On a multiplié les faux procès contre cette législation. On a dit qu'elle obéissait aux pressions du "lobby arménien", oubliant qu'il s'agit d'un peuple assassiné qui mène depuis presque cent ans dans les différents pays où il a été éparpillé une bataille inégale pour la justice et la vérité. Comment ose-t-on renvoyer dos à dos bourreaux et victimes?? comment peut-on peser au même trébuchet les moyens dérisoires du monde associatif arménien avec les pouvoirs exorbitants de la 16e puissance économique planétaire, pièce maîtresse de l'OTAN?? On a eu le culot de prétendre que les Arméniens recherchaient une "sanctuarisation" dans la République avec un usage abusif du mot " génocide " qui disposerait "d'une aura magique". Mais on s'est bien gardé de rappeler que Raphael Lemkin a précisément inventé ce concept à la lumière des événements de 1915. On s'est complu à répéter dans différents médias que la "France n'est pour rien dans cette affaire". Mais on a veillé à occulter ses interventions permanentes et ses engagements en faveur des victimes tout au long du XIXe et au début du XXe siècle.

Quelle est cette idéologie professée de nos jours par des républicains proclamés qui voudraient que le pays limite son horizon politique au tracé de ses frontières et qui ne lui reconnaît aucune légitimité hors de son pré carré?? N'est-ce pas pourtant la moindre des choses que la France qui n'a pas pu empêcher le génocide, parce qu'elle était elle-même en guerre à l'époque, s'emploie au moins à en entraver la négation, aujourd'hui qu'elle est en paix ? N'est-ce pas là une manière d'assumer ses responsabilités "historiques" ?

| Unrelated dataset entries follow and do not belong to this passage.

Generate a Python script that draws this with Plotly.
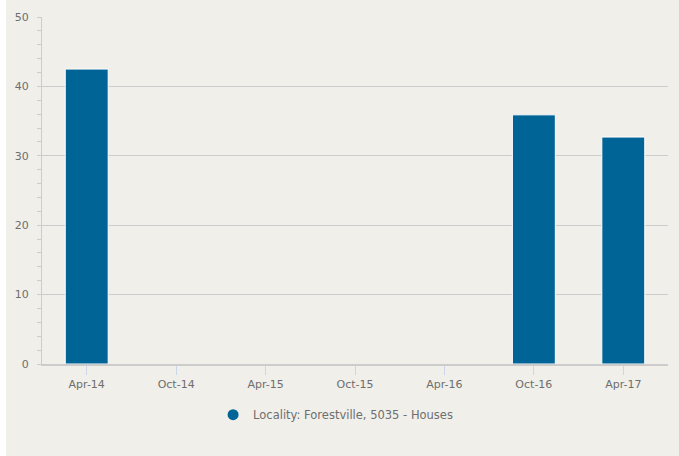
"""
Bar chart of a locality series by half-year period
"""
import plotly.graph_objects as go

periods = ["Apr-14", "Oct-14", "Apr-15", "Oct-15", "Apr-16", "Oct-16", "Apr-17"]
values = [42.5, None, None, None, None, 35.9, 32.7]
series_name = "Locality: Forestville, 5035 - Houses"

BAR_COLOR = '#006496'
BG_COLOR = '#f0efea'
TEXT_COLOR = '#6e6e6e'
GRID_COLOR = '#cccccc'


def create_chart() -> go.Figure:
    """
    Build the bar chart with a circle legend marker
    """
    fig = go.Figure()

    fig.add_trace(go.Bar(
        x=periods,
        y=values,
        name=series_name,
        marker=dict(color=BAR_COLOR, line=dict(color='white', width=1)),
        width=0.48,
        showlegend=False,
    ))

    # Legend entry only (circle symbol like the original)
    fig.add_trace(go.Scatter(
        x=[None], y=[None],
        mode='markers',
        name=series_name,
        marker=dict(color=BAR_COLOR, size=11, symbol='circle'),
    ))

    # thin white strip on the left edge
    fig.add_shape(
        type='rect', xref='paper', yref='paper',
        x0=-42 / 626, x1=-36 / 626, y0=-0.3, y1=1.1,
        fillcolor='white', line=dict(width=0), layer='below',
    )

    fig.update_layout(
        width=679,
        height=456,
        margin=dict(l=42, r=11, t=15, b=92),
        paper_bgcolor=BG_COLOR,
        plot_bgcolor=BG_COLOR,
        font=dict(family='DejaVu Sans', size=11, color=TEXT_COLOR),
        showlegend=True,
        legend=dict(
            orientation='h',
            x=0.469, xanchor='center',
            y=-0.146, yanchor='middle',
            bgcolor='rgba(0,0,0,0)',
            font=dict(size=11.5, color=TEXT_COLOR),
        ),
        xaxis=dict(
            type='category',
            range=[-0.5, 6.5],
            showgrid=False,
            showline=True,
            linecolor=GRID_COLOR,
            linewidth=2,
            ticks='outside',
            ticklen=9,
            tickcolor='#ccd6eb',
            tickfont=dict(size=11, color=TEXT_COLOR),
            zeroline=False,
            fixedrange=True,
        ),
        yaxis=dict(
            range=[0, 50],
            dtick=10,
            showgrid=True,
            gridcolor=GRID_COLOR,
            gridwidth=1,
            showline=True,
            linecolor=GRID_COLOR,
            linewidth=1,
            ticks='outside',
            ticklen=4,
            tickcolor=GRID_COLOR,
            ticklabelstandoff=6,
            tickfont=dict(size=11, color=TEXT_COLOR),
            zeroline=False,
            minor=dict(ticks='outside', dtick=2, ticklen=4, tickcolor=GRID_COLOR, showgrid=False),
            fixedrange=True,
        ),
    )

    return fig


fig = create_chart()
# drop the default page margin so the chart sits at the top-left corner
fig.write_html(
    "out.html",
    config={'displayModeBar': False},
    post_script="document.body.style.margin='0';",
)
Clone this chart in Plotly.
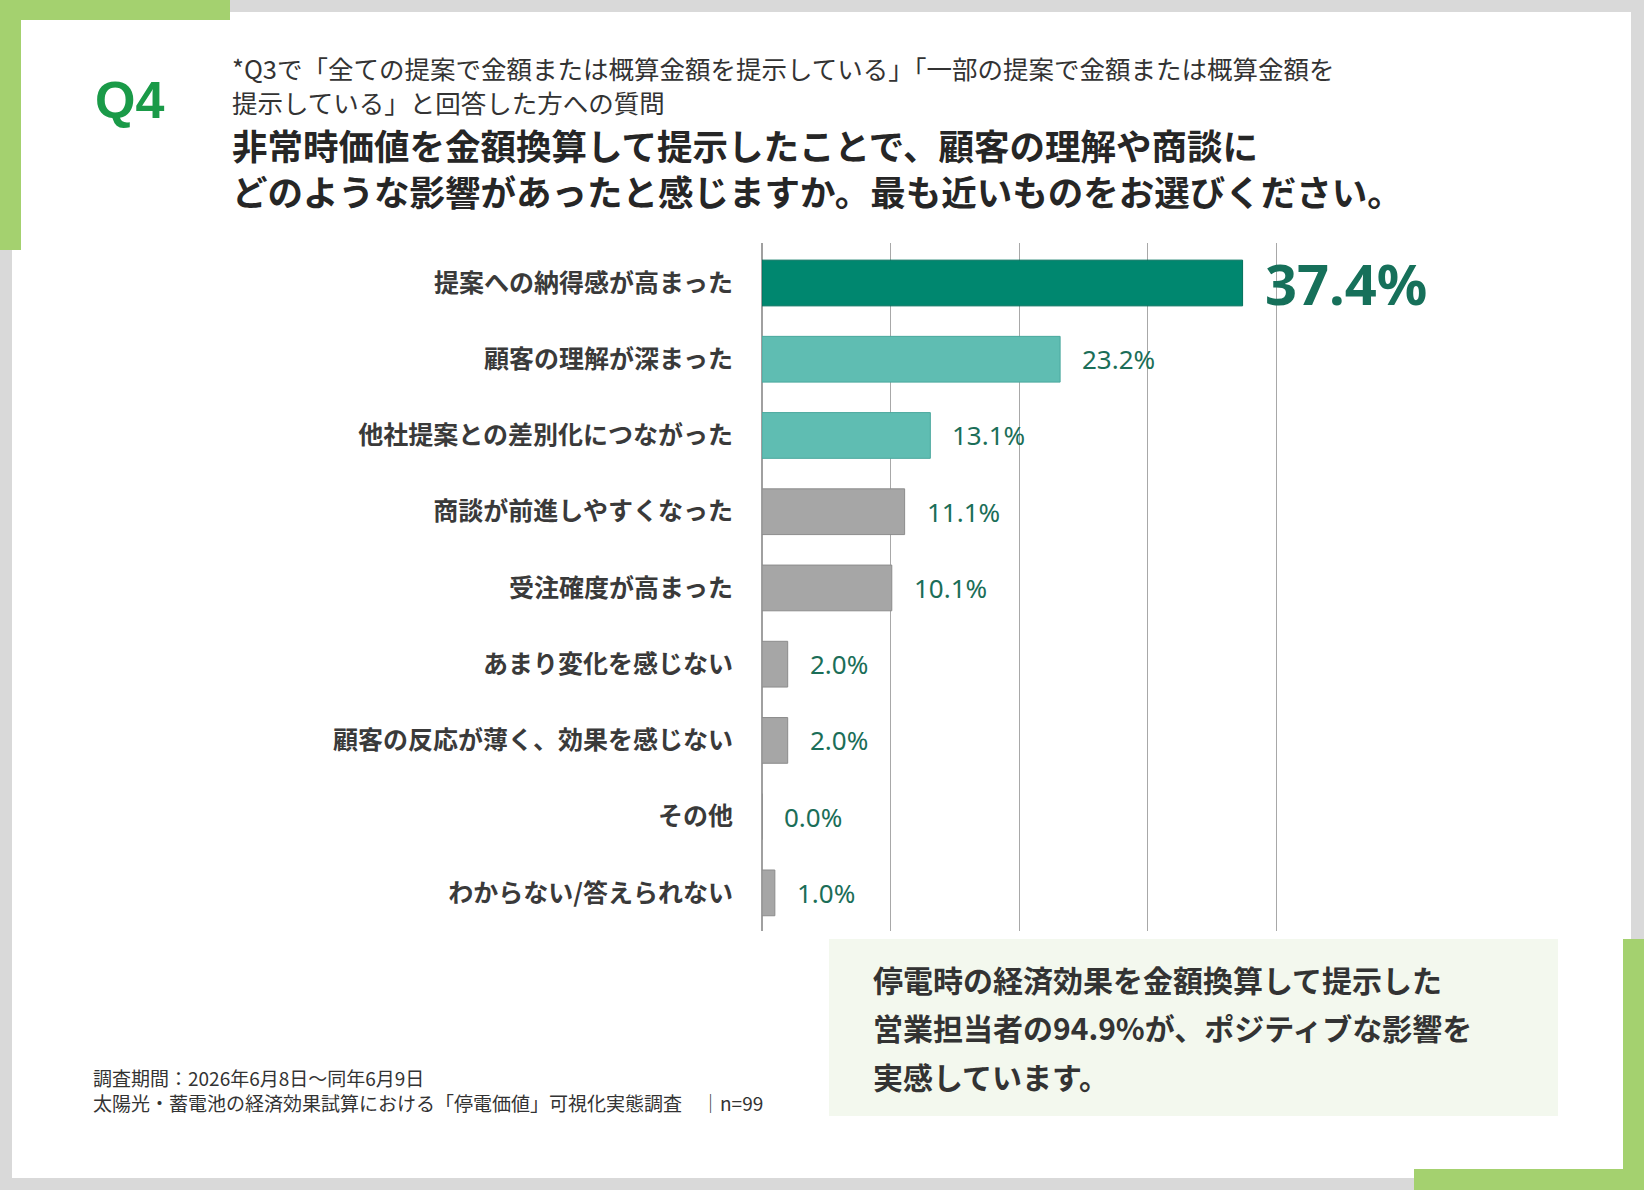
import plotly.graph_objects as go

W, H = 1644, 1190

categories = [
    "提案への納得感が高まった",
    "顧客の理解が深まった",
    "他社提案との差別化につながった",
    "商談が前進しやすくなった",
    "受注確度が高まった",
    "あまり変化を感じない",
    "顧客の反応が薄く、効果を感じない",
    "その他",
    "わからない/答えられない",
]
values = [37.4, 23.2, 13.1, 11.1, 10.1, 2.0, 2.0, 0.0, 1.0]
bar_colors = ["#00876f", "#5fbdb2", "#5fbdb2", "#a6a6a6", "#a6a6a6",
              "#a6a6a6", "#a6a6a6", "#a6a6a6", "#a6a6a6"]
line_colors = ["#00705c", "#4aa89d", "#4aa89d", "#8c8c8c", "#8c8c8c",
               "#8c8c8c", "#8c8c8c", "#8c8c8c", "#8c8c8c"]
x_ticks = [0, 10, 20, 30, 40]

q_label = "Q4"
sub_lines = [
    "*Q3で「全ての提案で金額または概算金額を提示している」「一部の提案で金額または概算金額を",
    "提示している」と回答した方への質問",
]
title_lines = [
    "非常時価値を金額換算して提示したことで、顧客の理解や商談に",
    "どのような影響があったと感じますか。最も近いものをお選びください。",
]
footer_lines = [
    "調査期間：2026年6月8日～同年6月9日",
    "太陽光・蓄電池の経済効果試算における「停電価値」可視化実態調査　│n=99",
]
callout_lines = [
    "停電時の経済効果を金額換算して提示した",
    "営業担当者の94.9%が、ポジティブな影響を",
    "実感しています。",
]

CJK = "Noto Sans CJK JP"


def fx(x):
    return x / W


def fy(y):
    return 1 - y / H


fig = go.Figure()
fig.add_trace(go.Bar(
    y=categories,
    x=values,
    orientation="h",
    marker=dict(color=bar_colors, line=dict(color=line_colors, width=1)),
    hoverinfo="skip",
))

# value labels
annotations = []
for i, (c, v) in enumerate(zip(categories, values)):
    if i == 0:
        font = dict(family="Noto Sans", size=56, color="#16705a")
        text = f"<b>{v:.1f}%</b>"
    else:
        font = dict(family="Noto Sans", size=26, color="#1b6e58")
        text = f"{v:.1f}%"
    annotations.append(dict(
        x=v, y=c, xref="x", yref="y", text=text, showarrow=False,
        xanchor="left", yanchor="middle", xshift=20, font=font,
    ))

# header texts
annotations.append(dict(
    x=fx(129), y=fy(100), xref="paper", yref="paper", text=f"<b>{q_label}</b>",
    showarrow=False, xanchor="center", yanchor="middle",
    font=dict(family="Liberation Sans", size=52, color="#1a9a48"),
))
for yy, t in zip([67, 101], sub_lines):
    annotations.append(dict(
        x=fx(231), y=fy(yy), xref="paper", yref="paper", text=t,
        showarrow=False, xanchor="left", yanchor="middle", borderpad=0,
        font=dict(family=CJK, size=25.5, color="#333333"),
    ))
annotations.append(dict(
    x=fx(231), y=fy(168), xref="paper", yref="paper",
    text="<br>".join(f"<b>{t}</b>" for t in title_lines),
    showarrow=False, xanchor="left", yanchor="middle", align="left", borderpad=0,
    font=dict(family=CJK, size=35.5, color="#262626"),
))
annotations.append(dict(
    x=fx(92), y=fy(1089.5), xref="paper", yref="paper", text="<br>".join(footer_lines),
    showarrow=False, xanchor="left", yanchor="middle", align="left", borderpad=0,
    font=dict(family=CJK, size=19, color="#333333"),
))
for yy, t in zip([979, 1027, 1076], callout_lines):
    annotations.append(dict(
        x=fx(872), y=fy(yy), xref="paper", yref="paper", text=f"<b>{t}</b>",
        showarrow=False, xanchor="left", yanchor="middle", borderpad=0,
        font=dict(family=CJK, size=30, color="#333333"),
    ))

green = "#a4d16f"
shapes = [
    dict(type="rect", xref="paper", yref="paper", x0=fx(12), x1=fx(1631),
         y0=fy(1178), y1=fy(12), fillcolor="#ffffff", line=dict(width=0), layer="below"),
    dict(type="rect", xref="paper", yref="paper", x0=fx(0), x1=fx(230),
         y0=fy(20), y1=fy(0), fillcolor=green, line=dict(width=0), layer="below"),
    dict(type="rect", xref="paper", yref="paper", x0=fx(0), x1=fx(21),
         y0=fy(250), y1=fy(0), fillcolor=green, line=dict(width=0), layer="below"),
    dict(type="rect", xref="paper", yref="paper", x0=fx(1623), x1=fx(1644),
         y0=fy(1190), y1=fy(939), fillcolor=green, line=dict(width=0), layer="below"),
    dict(type="rect", xref="paper", yref="paper", x0=fx(1414), x1=fx(1644),
         y0=fy(1190), y1=fy(1169), fillcolor=green, line=dict(width=0), layer="below"),
    dict(type="rect", xref="paper", yref="paper", x0=fx(829), x1=fx(1558),
         y0=fy(1116), y1=fy(939), fillcolor="#f3f8ee", line=dict(width=0), layer="below"),
]

x_max = 40.3
px_per_unit = (1276 - 762) / 40

fig.update_layout(
    width=W, height=H,
    margin=dict(l=0, r=0, t=0, b=0, pad=0),
    paper_bgcolor="#d9d9d9",
    plot_bgcolor="rgba(0,0,0,0)",
    showlegend=False,
    bargap=0.40,
    annotations=annotations,
    shapes=shapes,
    xaxis=dict(
        domain=[fx(762), fx(762 + px_per_unit * x_max)],
        range=[0, x_max],
        tickvals=x_ticks,
        showticklabels=False,
        showgrid=True, gridcolor="#a8a8a8", gridwidth=1,
        zeroline=True, zerolinecolor="#a0a0a0", zerolinewidth=1.5,
        showline=False, fixedrange=True,
    ),
    yaxis=dict(
        domain=[fy(931), fy(243)],
        autorange="reversed",
        showgrid=False, zeroline=False, showline=False,
        ticks="", ticklabelstandoff=28,
        tickfont=dict(family=CJK, size=25, color="#3a3a3a", weight="bold"),
        fixedrange=True,
    ),
    font=dict(family=CJK),
)

fig.write_html(
    "out.html",
    config={"displayModeBar": False},
    post_script="document.body.style.margin='0px';document.body.style.overflow='hidden';",
)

Enfin et pour conclure, en votant pour la transposition de cette décision-cadre de l'Europe, les députés n'ont en rien interdit le travail des historiens. Ne sera en effet réprimée, à l'appréciation du juge, que la "négation outrancière des génocides reconnus par la loi", à savoir la propagande malveillante et non les études effectuées selon les critères déontologiques de la profession. Pourquoi alors cet acharnement, cette hargne à priver la vérité de tout moyen légal de défense face aux pressions délirantes d'un Etat menaçant qui s'est construit sur la négation du crime et qui a fait de ce déni une priorité de sa politique étrangère?? Cette rage constatée dans différentes prises de position n'est-elle pas révélatrice de la mauvaise conscience de certaines de nos élites franco-françaises, qui enfermée dans leur ethnocentrisme se sont toujours souciés comme d'une guigne du premier génocide du XXe siècle?? Un gotha intellectuel aujourd'hui rattrapé par une histoire globale, en phase avec la mondialisation, et qui ne supporte pas de voir ses manquements étalés au grand jour. Car enfin, si on parle de cette tragédie jusqu'à peu totalement inconnue en France, ce n'est certainement pas grâce aux lobbyistes de "liberté pour l'histoire" venus une fois de plus s'offrir en rempart au négationnisme de l'Etat turc.